The lines to extract run from the first line of the material below to the line containing "const startYear = 1962;", both included; leave the pictures behind.

========

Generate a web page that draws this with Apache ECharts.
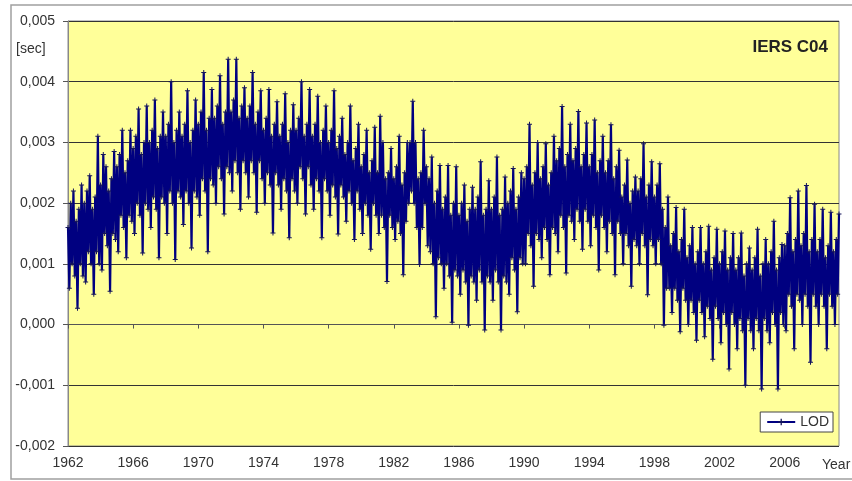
<!DOCTYPE html>
<html>
<head>
<meta charset="utf-8">
<script src="https://cdn.jsdelivr.net/npm/echarts@6/dist/echarts.min.js"></script>
<style>
  html, body { margin: 0; padding: 0; background: #fff; }
  #chart { width: 852px; height: 481px; }
</style>
</head>
<body>
<div id="chart"></div>
<script>
const startYear = 1962;

const lod1960s = [
  1.6, 0.6, 2.0, 1.0, 2.2, 0.8, 1.7, 0.27, 1.9, 1.0, 2.3, 0.8,    // 1962
  2.0, 0.7, 2.2, 1.2, 2.45, 1.0, 1.9, 0.5, 2.1, 1.2, 3.1, 1.0,    // 1963
  2.3, 0.9, 2.8, 1.5, 2.6, 1.3, 2.2, 0.55, 2.4, 1.5, 2.85, 1.4,   // 1964
  2.6, 1.2, 2.8, 1.8, 3.2, 1.6, 2.5, 1.1, 2.7, 1.8, 3.2, 1.7,     // 1965
  2.9, 1.5, 3.1, 2.0, 3.55, 1.8, 2.8, 1.18, 3.0, 2.0, 3.6, 1.9,   // 1966
  3.0, 1.6, 3.2, 2.1, 3.7, 1.9, 2.9, 1.1, 3.1, 2.1, 3.5, 2.0,     // 1967
  3.1, 1.5, 3.3, 2.2, 4.0, 2.0, 3.0, 1.07, 3.2, 2.2, 3.5, 2.1,    // 1968
  3.1, 1.65, 3.3, 2.2, 3.85, 2.0, 3.0, 1.26, 3.2, 2.2, 3.7, 2.1   // 1969
];

const lod1970s = [
  3.3, 1.8, 3.5, 2.4, 4.15, 2.2, 3.2, 1.2, 3.4, 2.4, 3.87, 2.3,   // 1970
  3.4, 2.0, 3.6, 2.6, 4.1, 2.4, 3.3, 1.82, 3.5, 2.6, 4.37, 2.5,   // 1971
  3.5, 2.2, 3.7, 2.7, 4.37, 2.5, 3.4, 1.9, 3.6, 2.7, 3.9, 2.5,    // 1972
  3.4, 2.1, 3.6, 2.7, 4.15, 2.5, 3.3, 1.85, 3.5, 2.7, 3.85, 2.4,  // 1973
  3.2, 2.0, 3.4, 2.5, 3.87, 2.3, 3.1, 1.51, 3.3, 2.5, 3.67, 2.3,  // 1974
  3.1, 1.9, 3.3, 2.4, 3.8, 2.2, 3.0, 1.43, 3.2, 2.4, 3.62, 2.2,   // 1975
  3.2, 2.0, 3.4, 2.6, 4.0, 2.4, 3.1, 1.82, 3.3, 2.6, 3.87, 2.3,   // 1976
  3.1, 1.9, 3.3, 2.4, 3.76, 2.2, 3.0, 1.43, 3.2, 2.4, 3.6, 2.2,   // 1977
  3.0, 1.8, 3.2, 2.3, 3.85, 2.1, 2.9, 1.49, 3.1, 2.3, 3.4, 2.1,   // 1978
  2.8, 1.7, 3.0, 2.2, 3.6, 2.0, 2.7, 1.4, 2.9, 2.2, 3.3, 1.9      // 1979
];

const lod1980s = [
  2.6, 1.5, 2.8, 2.0, 3.2, 1.8, 2.5, 1.24, 2.7, 2.0, 3.25, 1.8,   // 1980
  2.5, 1.5, 3.43, 1.8, 3.0, 1.6, 2.4, 0.71, 2.5, 1.8, 2.9, 1.6,   // 1981
  2.4, 1.4, 2.6, 1.7, 3.1, 1.5, 2.3, 0.82, 2.5, 1.7, 3.0, 2.0,    // 1982
  3.0, 2.2, 3.68, 2.0, 3.0, 1.6, 2.4, 0.99, 2.5, 1.6, 3.2, 2.0,   // 1983
  2.6, 1.3, 2.4, 1.2, 2.76, 1.0, 2.0, 0.13, 2.2, 1.1, 2.62, 1.0,  // 1984
  1.9, 0.6, 2.1, 1.0, 2.62, 0.8, 1.8, 0.04, 2.0, 0.9, 2.6, 0.8,   // 1985
  1.8, 0.5, 2.0, 0.9, 2.3, 0.7, 1.7, -0.01, 1.9, 0.8, 2.26, 0.7,  // 1986
  1.9, 0.4, 2.1, 0.9, 2.68, 0.7, 1.8, -0.09, 1.9, 0.8, 2.37, 0.7, // 1987
  1.9, 0.4, 2.1, 0.9, 2.76, 0.7, 1.8, -0.09, 1.9, 0.8, 2.43, 0.7, // 1988
  2.0, 0.5, 2.2, 1.1, 2.57, 0.9, 1.9, 0.21, 2.1, 1.1, 2.5, 1.0    // 1989
];

const lod1990s = [
  2.4, 1.0, 2.6, 1.5, 3.3, 1.3, 2.3, 0.63, 2.5, 1.5, 3.0, 1.4,    // 1990
  2.4, 1.1, 2.6, 1.6, 2.98, 1.4, 2.3, 0.82, 2.5, 1.6, 3.1, 1.5,   // 1991
  2.7, 1.2, 2.9, 1.8, 3.59, 1.6, 2.6, 0.85, 2.8, 1.8, 3.3, 1.7,   // 1992
  2.7, 1.4, 2.9, 1.9, 3.51, 1.7, 2.6, 1.24, 2.8, 1.9, 3.32, 1.7,  // 1993
  2.6, 1.3, 2.8, 1.8, 3.37, 1.6, 2.5, 0.9, 2.7, 1.8, 3.1, 1.6,    // 1994
  2.5, 1.2, 2.7, 1.7, 3.29, 1.5, 2.4, 0.82, 2.6, 1.7, 2.87, 1.5,  // 1995
  2.1, 1.0, 2.3, 1.5, 2.71, 1.3, 2.0, 0.63, 2.2, 1.4, 2.43, 1.3,  // 1996
  2.2, 1.0, 2.4, 1.5, 2.98, 1.3, 2.1, 0.49, 2.3, 1.4, 2.68, 1.3,  // 1997
  2.1, 1.0, 2.3, 1.4, 2.65, 1.0, 1.9, -0.01, 1.6, 0.6, 2.1, 0.6,  // 1998
  1.3, 0.2, 1.5, 0.6, 1.93, 0.4, 1.2, -0.12, 1.4, 0.6, 1.9, 0.4   // 1999
];

const lod2000s = [
  1.1, 0.0, 1.3, 0.4, 1.6, 0.2, 1.0, -0.26, 1.2, 0.4, 1.6, 0.2,     // 2000
  1.0, -0.2, 1.2, 0.3, 1.62, 0.1, 0.9, -0.57, 1.1, 0.3, 1.57, 0.1,  // 2001
  1.0, -0.3, 1.2, 0.2, 1.54, 0.0, 0.9, -0.73, 1.1, 0.2, 1.5, 0.0,   // 2002
  0.9, -0.4, 1.1, 0.1, 1.51, -0.1, 0.8, -1.0, 1.0, 0.1, 1.26, -0.1, // 2003
  0.9, -0.4, 1.1, 0.1, 1.57, -0.1, 0.8, -1.06, 1.0, 0.1, 1.4, -0.1, // 2004
  1.0, -0.3, 1.2, 0.2, 1.7, 0.0, 0.9, -1.06, 1.1, 0.2, 1.32, 0.0,   // 2005
  1.3, -0.1, 1.5, 0.5, 2.09, 0.3, 1.2, -0.4, 1.4, 0.5, 2.2, 0.4,    // 2006
  1.3, 0.0, 1.5, 0.5, 2.29, 0.3, 1.2, -0.62, 1.4, 0.5, 1.98, 0.3,   // 2007
  1.2, 0.0, 1.4, 0.5, 1.9, 0.3, 1.1, -0.4, 1.3, 0.5, 1.85, 0.3,     // 2008
  1.2, 0.0, 1.4, 0.5, 1.82                                          // 2009
];

const lod = [].concat(lod1960s, lod1970s, lod1980s, lod1990s, lod2000s);
const months = lod.map((_, i) => (startYear + Math.floor(i / 12)) + '-' + String(i % 12 + 1).padStart(2, '0'));

const font = 'Liberation Sans, Arial, sans-serif';
const plusSymbol = 'path://M4,0H6V4H10V6H6V10H4V6H0V4H4Z';

const chart = echarts.init(document.getElementById('chart'));

chart.setOption({
  animation: false,
  backgroundColor: '#fff',
  grid: {
    left: 68, top: 21, right: 13, bottom: 35,
    show: true,
    backgroundColor: '#FFFF99',
    borderColor: '#888',
    borderWidth: 1
  },
  legend: {
    data: ['LOD'],
    right: 19,
    top: 412,
    backgroundColor: '#fff',
    borderColor: '#444',
    borderWidth: 1,
    padding: [3, 4, 3, 6],
    itemWidth: 28,
    itemHeight: 8,
    itemGap: 4,
    textStyle: { fontFamily: font, fontSize: 14, color: '#333' }
  },
  xAxis: {
    type: 'category',
    data: months,
    boundaryGap: false,
    axisLine: { lineStyle: { color: '#555' } },
    axisTick: {
      show: true,
      length: 4,
      interval: (i) => i % 48 === 0,
      lineStyle: { color: '#555' }
    },
    axisLabel: {
      interval: (i) => i % 48 === 0,
      formatter: (v) => v.slice(0, 4),
      margin: 10,
      fontFamily: font,
      fontSize: 14,
      color: '#333'
    },
    splitLine: { show: false }
  },
  yAxis: {
    type: 'value',
    min: -2,
    max: 5,
    interval: 1,
    axisLine: { show: true, lineStyle: { color: '#888' } },
    axisTick: { show: true, length: 5, lineStyle: { color: '#555' } },
    axisLabel: {
      formatter: (v) => (v / 1000).toFixed(3).replace('.', ','),
      margin: 13,
      fontFamily: font,
      fontSize: 14,
      color: '#333'
    },
    splitLine: { show: true, lineStyle: { color: '#333', width: 1 } }
  },
  series: [
    {
      name: 'LOD',
      type: 'line',
      data: lod,
      symbol: plusSymbol,
      symbolSize: 5,
      showSymbol: true,
      showAllSymbol: true,
      lineStyle: { color: '#000080', width: 2.2 },
      itemStyle: { color: '#14145a' }
    }
  ],
  graphic: [
    {
      type: 'rect',
      shape: { x: 11, y: 5, width: 860, height: 474 },
      style: { fill: 'none', stroke: '#a0a0a0', lineWidth: 1.5 },
      silent: true
    },
    {
      type: 'text',
      left: 16, top: 42,
      style: { text: '[sec]', font: '14px ' + font, fill: '#333' }
    },
    {
      type: 'text',
      right: 24, top: 39,
      style: { text: 'IERS C04', font: 'bold 17px ' + font, fill: '#222' }
    },
    {
      type: 'text',
      left: 822, top: 458,
      style: { text: 'Year', font: '14px ' + font, fill: '#333' }
    }
  ]
});
</script>
</body>
</html>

========

_WORKED SOLUTION_
Generate a web page that draws this with Apache ECharts.
<!DOCTYPE html>
<html>
<head>
<meta charset="utf-8">
<script src="https://cdn.jsdelivr.net/npm/echarts@6/dist/echarts.min.js"></script>
<style>
  html, body { margin: 0; padding: 0; background: #fff; }
  #chart { width: 852px; height: 481px; }
</style>
</head>
<body>
<div id="chart"></div>
<script>
const startYear = 1962;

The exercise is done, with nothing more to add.